Quizá todo esto fue lo que me llevó a volver la mirada sobre el período en cuestión y, al mismo tiempo, dar por cumplido el compromiso que tenía contraído con la editorial Alfa de ofrecer una trilogía relacionada con la recuperación del ensayo democrático en el contexto de la violencia de los años sesenta. Precisamente, el volumen que ahora se ofrece pretende poner punto final a esa intención que comenzó con el atentado contra Rómulo Betancourt, en 1960, y siguió luego con las insurrecciones militares que debió afrontar el mismo mandatario entre 1960 y 1962. Estimé, al completar las dos primeras obras, que la comprensión de esa época luciría incompleta si no se abordaba en un tomo aparte lo que significó la prosecución de la estrategia insurgente en clave urbana durante el año y medio restante de esa primera gestión constitucional (1962-63) y el inicio de la violencia, ya en clave de guerrilla rural, durante prácticamente los cinco años de mandato de Raúl Leoni entre 1964 y 1969.
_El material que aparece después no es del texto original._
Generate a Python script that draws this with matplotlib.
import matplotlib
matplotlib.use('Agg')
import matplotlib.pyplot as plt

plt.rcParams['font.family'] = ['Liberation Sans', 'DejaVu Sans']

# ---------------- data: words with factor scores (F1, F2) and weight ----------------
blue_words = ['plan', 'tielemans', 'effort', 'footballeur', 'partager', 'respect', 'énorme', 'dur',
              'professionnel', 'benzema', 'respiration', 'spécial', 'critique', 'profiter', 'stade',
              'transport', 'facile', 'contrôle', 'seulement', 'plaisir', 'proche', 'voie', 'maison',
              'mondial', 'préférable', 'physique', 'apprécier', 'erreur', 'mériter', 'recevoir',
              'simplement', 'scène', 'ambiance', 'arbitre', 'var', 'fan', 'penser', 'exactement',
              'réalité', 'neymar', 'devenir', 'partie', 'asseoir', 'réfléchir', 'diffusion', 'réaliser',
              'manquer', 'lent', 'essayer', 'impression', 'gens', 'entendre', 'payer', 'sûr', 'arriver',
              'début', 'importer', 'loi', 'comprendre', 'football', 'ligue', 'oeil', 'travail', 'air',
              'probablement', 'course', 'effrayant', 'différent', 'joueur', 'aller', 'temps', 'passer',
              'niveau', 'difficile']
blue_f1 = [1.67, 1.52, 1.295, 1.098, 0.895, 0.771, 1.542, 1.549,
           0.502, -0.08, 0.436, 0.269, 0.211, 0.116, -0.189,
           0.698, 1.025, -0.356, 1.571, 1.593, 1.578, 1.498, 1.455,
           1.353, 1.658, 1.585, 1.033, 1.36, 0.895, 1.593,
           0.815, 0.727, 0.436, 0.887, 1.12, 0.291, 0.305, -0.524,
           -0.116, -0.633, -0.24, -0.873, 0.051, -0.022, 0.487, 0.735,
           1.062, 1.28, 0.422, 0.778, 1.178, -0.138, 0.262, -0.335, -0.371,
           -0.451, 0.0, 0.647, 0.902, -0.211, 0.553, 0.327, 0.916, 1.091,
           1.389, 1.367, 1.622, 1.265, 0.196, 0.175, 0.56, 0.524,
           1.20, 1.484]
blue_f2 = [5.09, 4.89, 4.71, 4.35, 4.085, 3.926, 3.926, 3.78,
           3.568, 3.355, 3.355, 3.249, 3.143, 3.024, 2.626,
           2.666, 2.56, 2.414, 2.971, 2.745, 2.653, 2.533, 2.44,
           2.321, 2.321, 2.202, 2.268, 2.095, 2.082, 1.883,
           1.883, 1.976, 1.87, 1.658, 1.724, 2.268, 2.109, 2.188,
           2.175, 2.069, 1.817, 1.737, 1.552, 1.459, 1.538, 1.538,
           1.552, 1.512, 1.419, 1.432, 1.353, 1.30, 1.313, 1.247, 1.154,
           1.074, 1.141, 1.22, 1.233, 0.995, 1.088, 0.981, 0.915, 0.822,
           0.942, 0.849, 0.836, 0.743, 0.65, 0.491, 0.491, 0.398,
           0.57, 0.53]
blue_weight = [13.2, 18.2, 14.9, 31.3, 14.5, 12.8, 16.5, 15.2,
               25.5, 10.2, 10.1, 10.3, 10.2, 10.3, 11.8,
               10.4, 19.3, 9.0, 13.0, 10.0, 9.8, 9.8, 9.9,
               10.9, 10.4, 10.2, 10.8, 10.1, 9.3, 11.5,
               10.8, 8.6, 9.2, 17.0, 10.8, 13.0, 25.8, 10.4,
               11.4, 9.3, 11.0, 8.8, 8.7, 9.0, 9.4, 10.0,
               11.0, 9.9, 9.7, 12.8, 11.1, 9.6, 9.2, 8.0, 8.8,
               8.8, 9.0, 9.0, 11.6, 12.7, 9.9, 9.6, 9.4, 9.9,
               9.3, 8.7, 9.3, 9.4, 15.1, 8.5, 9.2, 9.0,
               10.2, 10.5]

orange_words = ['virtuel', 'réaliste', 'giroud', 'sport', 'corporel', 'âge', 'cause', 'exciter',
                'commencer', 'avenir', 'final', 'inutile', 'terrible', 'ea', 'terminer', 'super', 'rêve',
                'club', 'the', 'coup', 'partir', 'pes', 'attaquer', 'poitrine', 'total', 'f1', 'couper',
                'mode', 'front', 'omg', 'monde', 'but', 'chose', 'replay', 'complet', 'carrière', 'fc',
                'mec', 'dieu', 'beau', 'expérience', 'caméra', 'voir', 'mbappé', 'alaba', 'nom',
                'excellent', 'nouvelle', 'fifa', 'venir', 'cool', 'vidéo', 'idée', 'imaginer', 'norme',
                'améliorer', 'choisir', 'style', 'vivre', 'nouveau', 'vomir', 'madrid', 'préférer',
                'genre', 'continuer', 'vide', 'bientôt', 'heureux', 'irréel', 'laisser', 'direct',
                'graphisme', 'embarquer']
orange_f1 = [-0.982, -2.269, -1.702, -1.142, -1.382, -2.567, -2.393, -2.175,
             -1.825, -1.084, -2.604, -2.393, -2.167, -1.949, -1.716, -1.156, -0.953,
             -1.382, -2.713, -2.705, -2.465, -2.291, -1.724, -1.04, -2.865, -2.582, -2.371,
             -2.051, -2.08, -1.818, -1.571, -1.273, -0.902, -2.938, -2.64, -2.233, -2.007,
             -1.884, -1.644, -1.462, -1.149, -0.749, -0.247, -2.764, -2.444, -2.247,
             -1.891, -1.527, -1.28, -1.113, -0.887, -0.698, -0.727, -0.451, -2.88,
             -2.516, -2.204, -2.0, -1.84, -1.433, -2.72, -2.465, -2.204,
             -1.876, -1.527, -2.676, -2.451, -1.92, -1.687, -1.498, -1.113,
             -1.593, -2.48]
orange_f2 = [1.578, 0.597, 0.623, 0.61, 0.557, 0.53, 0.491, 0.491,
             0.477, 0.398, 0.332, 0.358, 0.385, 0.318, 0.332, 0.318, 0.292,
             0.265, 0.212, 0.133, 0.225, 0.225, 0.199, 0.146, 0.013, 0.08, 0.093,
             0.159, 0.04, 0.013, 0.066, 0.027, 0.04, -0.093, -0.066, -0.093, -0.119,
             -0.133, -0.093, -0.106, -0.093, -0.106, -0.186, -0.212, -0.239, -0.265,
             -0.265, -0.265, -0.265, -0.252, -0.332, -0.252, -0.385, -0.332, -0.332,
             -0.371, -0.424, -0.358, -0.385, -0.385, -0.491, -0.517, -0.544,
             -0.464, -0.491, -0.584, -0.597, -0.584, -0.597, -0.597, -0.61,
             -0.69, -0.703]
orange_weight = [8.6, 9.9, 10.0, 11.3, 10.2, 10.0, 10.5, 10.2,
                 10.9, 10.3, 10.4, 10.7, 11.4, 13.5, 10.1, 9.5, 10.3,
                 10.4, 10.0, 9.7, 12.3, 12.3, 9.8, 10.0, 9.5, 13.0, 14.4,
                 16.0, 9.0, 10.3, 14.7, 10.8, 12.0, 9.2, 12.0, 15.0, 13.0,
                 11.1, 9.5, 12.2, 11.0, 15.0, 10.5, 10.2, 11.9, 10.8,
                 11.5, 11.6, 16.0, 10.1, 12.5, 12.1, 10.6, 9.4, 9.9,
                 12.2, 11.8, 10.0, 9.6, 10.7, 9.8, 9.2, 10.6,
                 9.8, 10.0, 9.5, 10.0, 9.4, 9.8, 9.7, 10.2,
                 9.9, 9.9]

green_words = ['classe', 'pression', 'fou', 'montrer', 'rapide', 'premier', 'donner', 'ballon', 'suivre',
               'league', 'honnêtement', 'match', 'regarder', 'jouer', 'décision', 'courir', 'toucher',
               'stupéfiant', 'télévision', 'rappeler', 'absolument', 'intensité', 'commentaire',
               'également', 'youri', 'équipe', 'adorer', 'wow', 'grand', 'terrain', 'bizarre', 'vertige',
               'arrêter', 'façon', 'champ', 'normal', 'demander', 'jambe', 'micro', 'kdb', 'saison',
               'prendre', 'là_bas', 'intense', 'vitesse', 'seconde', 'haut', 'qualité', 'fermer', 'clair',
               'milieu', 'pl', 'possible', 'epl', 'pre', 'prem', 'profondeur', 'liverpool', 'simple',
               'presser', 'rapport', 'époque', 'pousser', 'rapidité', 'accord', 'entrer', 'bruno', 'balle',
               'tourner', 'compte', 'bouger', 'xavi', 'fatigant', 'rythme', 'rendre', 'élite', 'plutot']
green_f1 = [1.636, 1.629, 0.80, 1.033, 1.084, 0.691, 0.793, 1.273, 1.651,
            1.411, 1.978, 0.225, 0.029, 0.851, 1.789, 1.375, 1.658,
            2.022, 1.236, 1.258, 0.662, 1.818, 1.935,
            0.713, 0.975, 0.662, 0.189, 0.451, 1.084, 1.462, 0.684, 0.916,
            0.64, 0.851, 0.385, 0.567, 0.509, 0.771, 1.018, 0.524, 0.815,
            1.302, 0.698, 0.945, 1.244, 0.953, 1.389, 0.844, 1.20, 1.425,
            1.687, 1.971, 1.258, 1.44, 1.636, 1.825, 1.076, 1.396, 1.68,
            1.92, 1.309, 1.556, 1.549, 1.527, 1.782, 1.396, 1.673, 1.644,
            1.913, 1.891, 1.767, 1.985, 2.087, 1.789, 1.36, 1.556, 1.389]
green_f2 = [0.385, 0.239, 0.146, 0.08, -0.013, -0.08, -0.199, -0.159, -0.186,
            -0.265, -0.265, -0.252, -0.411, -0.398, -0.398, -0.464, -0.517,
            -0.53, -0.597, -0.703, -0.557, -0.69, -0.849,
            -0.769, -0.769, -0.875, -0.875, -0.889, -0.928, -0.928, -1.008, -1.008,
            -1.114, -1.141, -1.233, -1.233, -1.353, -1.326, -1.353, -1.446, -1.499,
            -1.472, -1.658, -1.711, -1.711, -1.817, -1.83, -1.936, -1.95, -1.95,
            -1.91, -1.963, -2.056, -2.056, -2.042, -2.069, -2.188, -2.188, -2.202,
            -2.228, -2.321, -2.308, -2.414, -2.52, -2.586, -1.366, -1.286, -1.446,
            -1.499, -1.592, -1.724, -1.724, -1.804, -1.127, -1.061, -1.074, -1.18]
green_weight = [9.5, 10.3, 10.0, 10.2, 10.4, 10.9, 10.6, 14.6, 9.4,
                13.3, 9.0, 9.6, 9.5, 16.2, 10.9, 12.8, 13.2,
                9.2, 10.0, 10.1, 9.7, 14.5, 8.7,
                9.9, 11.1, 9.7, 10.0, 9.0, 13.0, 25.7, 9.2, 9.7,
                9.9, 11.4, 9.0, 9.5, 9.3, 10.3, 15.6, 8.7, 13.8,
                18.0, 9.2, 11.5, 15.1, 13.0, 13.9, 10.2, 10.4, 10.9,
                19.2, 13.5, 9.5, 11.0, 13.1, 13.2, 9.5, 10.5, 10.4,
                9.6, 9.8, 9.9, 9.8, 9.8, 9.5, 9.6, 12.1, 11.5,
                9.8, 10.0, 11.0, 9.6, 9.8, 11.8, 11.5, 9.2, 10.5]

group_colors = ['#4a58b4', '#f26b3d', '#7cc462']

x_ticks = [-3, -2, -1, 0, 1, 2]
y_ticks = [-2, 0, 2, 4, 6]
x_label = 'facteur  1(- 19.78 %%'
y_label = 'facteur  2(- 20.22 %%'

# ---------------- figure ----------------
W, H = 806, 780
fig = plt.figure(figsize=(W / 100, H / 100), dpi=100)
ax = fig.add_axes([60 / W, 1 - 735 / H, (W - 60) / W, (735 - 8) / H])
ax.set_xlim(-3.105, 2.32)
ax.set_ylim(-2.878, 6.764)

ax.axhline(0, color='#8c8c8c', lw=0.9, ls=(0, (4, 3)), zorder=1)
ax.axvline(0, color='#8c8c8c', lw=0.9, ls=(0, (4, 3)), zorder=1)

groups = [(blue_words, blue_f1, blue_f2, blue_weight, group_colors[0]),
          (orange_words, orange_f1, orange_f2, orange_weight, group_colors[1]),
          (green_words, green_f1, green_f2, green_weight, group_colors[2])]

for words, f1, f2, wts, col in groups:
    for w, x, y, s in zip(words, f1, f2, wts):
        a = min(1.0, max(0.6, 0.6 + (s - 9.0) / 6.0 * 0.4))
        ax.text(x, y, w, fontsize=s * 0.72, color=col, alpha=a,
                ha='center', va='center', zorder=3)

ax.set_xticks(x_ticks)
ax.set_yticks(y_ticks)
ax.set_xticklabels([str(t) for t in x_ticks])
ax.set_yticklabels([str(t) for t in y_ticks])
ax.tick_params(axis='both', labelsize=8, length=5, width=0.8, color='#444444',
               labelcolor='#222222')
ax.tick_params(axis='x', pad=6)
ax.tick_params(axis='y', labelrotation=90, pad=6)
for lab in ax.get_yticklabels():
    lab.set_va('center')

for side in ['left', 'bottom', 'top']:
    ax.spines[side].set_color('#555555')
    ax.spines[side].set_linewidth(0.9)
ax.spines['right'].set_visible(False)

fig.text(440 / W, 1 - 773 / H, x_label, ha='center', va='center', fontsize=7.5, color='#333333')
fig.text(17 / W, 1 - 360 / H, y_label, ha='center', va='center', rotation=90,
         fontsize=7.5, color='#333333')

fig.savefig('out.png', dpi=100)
Varias cosas saltan a la vista cuando comienza a transitarse el tema: primero, la falta de una narrativa de consenso en torno al conflicto armado; segundo, el hecho de que la dinámica guerrillera sea, con frecuencia, pasto de la mitomanía; tercero, una marcada propensión a idealizar la violencia que caracterizó la coyuntura y, cuarto –pero no por ello menos importante–, su carácter de historia reciente, lo cual hace que mucho de cuanto se haya ofrecido hasta ahora se vea tomado por pasiones y prejuicios que corren de manera profunda. Frente a lo último existe algo que no sé cuán cierto resulte a la postre pero que, a pesar de todo, tiene el mérito de marchar por cuenta de quien le dedicara dos gruesos volúmenes a un período que se expresaría en distintos tonos de violencia, como lo fue la Revolución francesa. Hablo en este caso de Adolphe Thiers, quien hacía observar lo siguiente en 1843, al dar por concluida su obra: «Acaso el momento en que los actores de una revolución [entran en el ocaso] es el más propio para escribir la historia, pues entonces se puede recoger la historia de ellos sin participar de todas sus pasiones». A Thiers lo separaban cuarenta y cuatro años del fin de los hechos protagonizados por girondinos y jacobinos, casi la misma distancia, en número de años, de la que existe entre el 2016 y el último año de la presidencia de Leoni.